What is required: State the number of lines that contain the word "with", and add nothing else.

Data extract:
══════════

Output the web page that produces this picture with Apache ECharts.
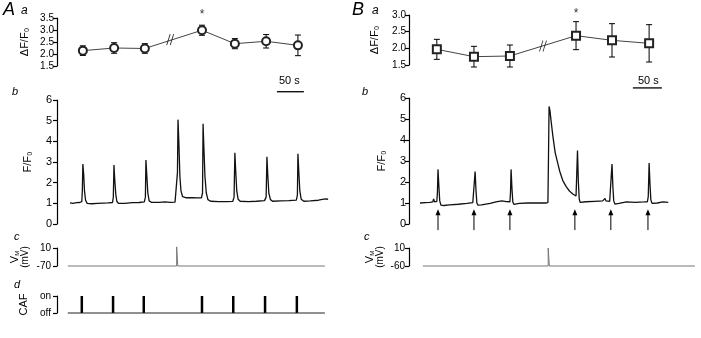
<!DOCTYPE html>
<html>
<head>
<meta charset="utf-8">
<script src="https://cdn.jsdelivr.net/npm/echarts@6/dist/echarts.min.js"></script>
<style>
html, body { margin: 0; padding: 0; background: #fff; }
#chart { width: 701px; height: 338px; }
</style>
</head>
<body>
<div id="chart"></div>
<script>
// ---- data (time in s) ----
// A: summary of caffeine responses
const aTimesA = [48, 106, 163, 269, 330, 388, 447];
const aMeanA  = [2.14, 2.25, 2.23, 2.99, 2.43, 2.53, 2.36];
const aErrA   = [0.2, 0.22, 0.2, 0.21, 0.21, 0.28, 0.43];
const breakA  = [[210, 2.6]];
const starA   = [[269, 3.62]];

// B: summary
const aTimesB = [48, 112, 174, 288, 350, 414];
const aMeanB  = [1.97, 1.75, 1.77, 2.38, 2.24, 2.15];
const aErrB   = [0.3, 0.31, 0.33, 0.42, 0.5, 0.56];
const breakB  = [[231, 2.07]];
const starB   = [[288, 3.04]];

// F/F0 traces
const traceA = [
  [24,1.02],[30,1.0],[36,1.03],[42,1.04],[46,1.08],[47,1.6],[48,2.9],[49.5,2.4],[51,1.6],[53,1.15],[56,1.0],
  [65,0.98],[75,1.0],[85,1.01],[95,1.02],[103,1.04],[104.5,1.3],[105.7,2.85],[107,2.2],[109,1.45],[111,1.1],[114,1.0],
  [125,1.0],[140,1.03],[152,1.04],[162,1.07],[164,1.3],[165,3.1],[166.5,2.4],[168.5,1.5],[171,1.12],[175,1.05],
  [190,1.05],[200,1.07],[210,1.05],[219,1.06],[222,1.1],[223.5,2.5],[224.5,5.05],[226,4.0],[228,2.3],[230,1.6],[233,1.32],
  [240,1.27],[250,1.28],[260,1.26],[268,1.27],[270,1.5],[271,4.85],[272.5,3.7],[274.5,2.3],[277,1.5],[280,1.18],[285,1.1],
  [300,1.08],[315,1.08],[326,1.09],[328.5,1.3],[330,3.45],[331.5,2.6],[333.5,1.6],[336,1.2],[340,1.1],
  [355,1.08],[370,1.1],[385,1.13],[388,1.3],[389.5,3.25],[391,2.4],[393,1.5],[396,1.18],[400,1.1],
  [415,1.12],[430,1.13],[444,1.16],[446,1.4],[447,3.4],[448.5,2.6],[450.5,1.6],[453,1.2],[458,1.1],
  [470,1.12],[485,1.15],[495,1.2],[500,1.22],[503,1.19]
];
const traceB = [
  [19,1.0],[28,1.02],[36,1.03],[41,1.05],[42.5,1.2],[44,1.05],[48,1.08],[49,1.5],[50,2.6],[51.5,1.8],[53,1.1],[55,0.9],
  [60,0.88],[70,0.91],[85,0.94],[100,0.98],[110,1.02],[112.5,1.1],[114,2.5],[115.5,1.6],[117,1.0],[119,0.9],
  [125,0.91],[140,0.98],[150,1.05],[160,1.1],[168,1.07],[174,1.06],[175,1.5],[176,2.6],[177.5,1.7],[179,1.05],[181,0.93],
  [190,0.98],[205,1.0],[220,1.0],[235,1.0],[239.5,1.02],[240.5,3.2],[241.5,5.6],[243,5.4],[245,4.9],[248,4.2],[252,3.4],
  [256,2.95],[260,2.5],[265,2.08],[271,1.78],[277,1.56],[283,1.42],[288,1.33],[289.5,1.4],[290.5,3.5],[292,2.0],[293.5,1.2],
  [295,1.03],[305,1.06],[320,1.08],[334,1.1],[337,1.13],[338,1.22],[339.5,1.1],[346,1.08],[348.5,1.15],[350,2.85],
  [351.5,1.8],[353,1.1],[355,0.95],[362,0.98],[375,1.05],[390,1.03],[405,1.05],[411,1.06],[412.5,1.3],[414,2.9],
  [415.5,1.9],[417,1.15],[419,0.98],[428,1.0],[438,1.05],[447,1.03]
];
// caffeine arrows under trace B: time, tail, tip (F/F0 units)
const arrowTimesB = [50, 112, 174, 286, 348, 412];
const arrowTail = -0.29;
const arrowTip = 0.7;

// membrane potential (mV)
const vmA = [[20,-70],[222,-70],[222,15],[224,15],[224,-70],[497,-70]];
const vmB = [[24,-60],[240,-60],[240,10],[242,10],[242,-60],[493,-60]];
const vmTicksA = [-70, 10];
const vmTicksB = [-60, 10];

// caffeine application
const cafTimesA = [46, 104, 161, 269, 327, 386, 445];
const cafBaseA = [[20,0],[497,0]];

// 50 s scale bars
const scaleA = [[408,6.4],[458,6.4]];
const scaleB = [[386,6.48],[436,6.48]];

// ---- layout helpers ----
const FONT = 'Liberation Sans';
const chart = echarts.init(document.getElementById('chart'));

// px position of t=0 and px per second for each half
const scA = { x0: 57, pps: 0.539 };
const scB = { x0: 409, pps: 0.58 };

const grids = [
  { left: 57, top: 18, width: 275, height: 48 },   // 0 Aa
  { left: 55, top: 100, width: 277, height: 124 }, // 1 Ab
  { left: 54, top: 248, width: 278, height: 18 },  // 2 Ac
  { left: 54, top: 296, width: 278, height: 17 },  // 3 Ad
  { left: 409, top: 15, width: 290, height: 50 },  // 4 Ba
  { left: 409, top: 98, width: 290, height: 126 }, // 5 Bb
  { left: 408, top: 248, width: 291, height: 18 }  // 6 Bc
];
const scales = [scA, scA, scA, scA, scB, scB, scB];

const xAxes = grids.map((g, i) => ({
  type: 'value', gridIndex: i, show: false,
  min: (g.left - scales[i].x0) / scales[i].pps,
  max: (g.left + g.width - scales[i].x0) / scales[i].pps
}));

function yAx(gi, min, max, extra) {
  return Object.assign({
    type: 'value', gridIndex: gi, min: min, max: max,
    axisLine: { show: true, lineStyle: { color: '#000', width: 1.2 } },
    axisTick: { show: true, length: 4, lineStyle: { color: '#000', width: 1.2 } },
    splitLine: { show: false },
    axisLabel: { color: '#000', fontFamily: FONT, fontSize: 11, margin: 3 },
    nameLocation: 'middle', nameRotate: 90,
    nameTextStyle: { color: '#000', fontFamily: FONT, fontSize: 11 }
  }, extra);
}

const vmName = {
  color: '#000', fontFamily: FONT, fontSize: 10, lineHeight: 10,
  rich: {
    v: { fontFamily: FONT, fontSize: 11, color: '#000' },
    m: { fontFamily: FONT, fontSize: 6, color: '#000', verticalAlign: 'bottom' }
  }
};

const yAxes = [
  yAx(0, 1.5, 3.5, { interval: 0.5, name: 'ΔF/F₀', nameGap: 27,
    axisLabel: { color: '#000', fontFamily: FONT, fontSize: 10, margin: 3, formatter: v => v.toFixed(1) } }),
  yAx(1, 0, 6, { interval: 1, name: 'F/F₀', nameGap: 22 }),
  yAx(2, -70, 10, {
    axisTick: { show: true, length: 4, customValues: vmTicksA, lineStyle: { color: '#000', width: 1.2 } },
    axisLabel: { color: '#000', fontFamily: FONT, fontSize: 10, margin: 3, customValues: vmTicksA },
    name: '{v|V}{m|M}\n(mV)', nameGap: 24, nameTextStyle: vmName
  }),
  yAx(3, 0, 1, { interval: 1, name: 'CAF', nameGap: 25,
    axisLabel: { color: '#000', fontFamily: FONT, fontSize: 10, margin: 3, formatter: v => v ? 'on' : 'off' } }),
  yAx(4, 1.5, 3.0, { interval: 0.5, name: 'ΔF/F₀', nameGap: 29,
    axisLabel: { color: '#000', fontFamily: FONT, fontSize: 10, margin: 3, formatter: v => v.toFixed(1) } }),
  yAx(5, 0, 6, { interval: 1, name: 'F/F₀', nameGap: 22 }),
  yAx(6, -60, 10, {
    axisTick: { show: true, length: 4, customValues: vmTicksB, lineStyle: { color: '#000', width: 1.2 } },
    axisLabel: { color: '#000', fontFamily: FONT, fontSize: 10, margin: 3, customValues: vmTicksB },
    name: '{v|V}{m|M}\n(mV)', nameGap: 23, nameTextStyle: vmName
  })
];

// error bars with small caps
function renderErr(params, api) {
  const x = api.value(0);
  const top = api.coord([x, api.value(2)]);
  const bot = api.coord([x, api.value(1)]);
  const w = 3;
  const st = { stroke: '#000', lineWidth: 1 };
  return {
    type: 'group', children: [
      { type: 'line', shape: { x1: top[0], y1: top[1], x2: bot[0], y2: bot[1] }, style: st },
      { type: 'line', shape: { x1: top[0] - w, y1: top[1], x2: top[0] + w, y2: top[1] }, style: st },
      { type: 'line', shape: { x1: bot[0] - w, y1: bot[1], x2: bot[0] + w, y2: bot[1] }, style: st }
    ]
  };
}

// upward arrow from tail to tip
function renderArrow(params, api) {
  const t = api.value(0);
  const p0 = api.coord([t, api.value(1)]);
  const p1 = api.coord([t, api.value(2)]);
  return {
    type: 'group', children: [
      { type: 'line', shape: { x1: p0[0], y1: p0[1], x2: p1[0], y2: p1[1] + 4 },
        style: { stroke: '#000', lineWidth: 1 } },
      { type: 'polygon', shape: { points: [[p1[0], p1[1]], [p1[0] - 2.5, p1[1] + 6], [p1[0] + 2.5, p1[1] + 6]] },
        style: { fill: '#000' } }
    ]
  };
}

function summarySeries(gi, times, mean, err, symbol, brk, star) {
  return [
    { type: 'custom', xAxisIndex: gi, yAxisIndex: gi, renderItem: renderErr, z: 2, silent: true,
      data: times.map((t, i) => [t, mean[i] - err[i], mean[i] + err[i]]) },
    { type: 'line', xAxisIndex: gi, yAxisIndex: gi, z: 3, silent: true,
      data: times.map((t, i) => [t, mean[i]]),
      symbol: symbol, symbolSize: 8,
      lineStyle: { color: '#444', width: 1 },
      itemStyle: { color: '#222', borderColor: '#222', borderWidth: 0.9 } },
    { type: 'scatter', xAxisIndex: gi, yAxisIndex: gi, z: 4, silent: true, data: brk,
      symbol: 'path://M0,12 L4,0 M4,12 L8,0', symbolSize: [7, 11],
      itemStyle: { color: 'none', borderColor: '#000', borderWidth: 1 } },
    { type: 'scatter', xAxisIndex: gi, yAxisIndex: gi, data: star, symbolSize: 0, clip: false, silent: true,
      label: { show: true, formatter: '*', color: '#000', fontFamily: FONT, fontSize: 12, position: 'inside' } }
  ];
}

const series = [].concat(
  summarySeries(0, aTimesA, aMeanA, aErrA, 'emptyCircle', breakA, starA),
  summarySeries(4, aTimesB, aMeanB, aErrB, 'emptyRect', breakB, starB),
  [
    { type: 'line', xAxisIndex: 1, yAxisIndex: 1, data: traceA, symbol: 'none', clip: false, silent: true,
      lineStyle: { color: '#111', width: 1.3 } },
    { type: 'line', xAxisIndex: 1, yAxisIndex: 1, data: scaleA, symbol: 'none', clip: false, silent: true,
      lineStyle: { color: '#000', width: 1.3 } },
    { type: 'line', xAxisIndex: 5, yAxisIndex: 5, data: traceB, symbol: 'none', clip: false, silent: true,
      lineStyle: { color: '#111', width: 1.3 } },
    { type: 'custom', xAxisIndex: 5, yAxisIndex: 5, renderItem: renderArrow, clip: false, silent: true,
      data: arrowTimesB.map(t => [t, arrowTail, arrowTip]) },
    { type: 'line', xAxisIndex: 5, yAxisIndex: 5, data: scaleB, symbol: 'none', clip: false, silent: true,
      lineStyle: { color: '#000', width: 1.3 } },
    { type: 'line', xAxisIndex: 2, yAxisIndex: 2, data: vmA, symbol: 'none', clip: false, silent: true,
      lineStyle: { color: '#777', width: 1 } },
    { type: 'line', xAxisIndex: 6, yAxisIndex: 6, data: vmB, symbol: 'none', clip: false, silent: true,
      lineStyle: { color: '#777', width: 1 } },
    { type: 'line', xAxisIndex: 3, yAxisIndex: 3, data: cafBaseA, symbol: 'none', clip: false, silent: true,
      lineStyle: { color: '#222', width: 1.2 } },
    { type: 'bar', xAxisIndex: 3, yAxisIndex: 3, data: cafTimesA.map(t => [t, 1]), barWidth: 2.5, silent: true,
      itemStyle: { color: '#000' } }
  ]
);

function txt(left, top, text, size, italic) {
  return { type: 'text', left: left, top: top, silent: true,
    style: { text: text, fill: '#000', font: (italic ? 'italic ' : '') + size + 'px "' + FONT + '"' } };
}

chart.setOption({
  animation: false,
  backgroundColor: '#fff',
  grid: grids,
  xAxis: xAxes,
  yAxis: yAxes,
  series: series,
  graphic: [
    txt(3, 1, 'A', 18, true), txt(21, 5, 'a', 12, true),
    txt(352, 1, 'B', 18, true), txt(372, 5, 'a', 12, true),
    txt(12, 86, 'b', 11, true), txt(362, 86, 'b', 11, true),
    txt(14, 231, 'c', 11, true), txt(364, 231, 'c', 11, true),
    txt(14, 279, 'd', 11, true),
    txt(279, 75, '50 s', 11, false), txt(638, 75, '50 s', 11, false)
  ]
});
</script>
</body>
</html>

══════════

Final result: 2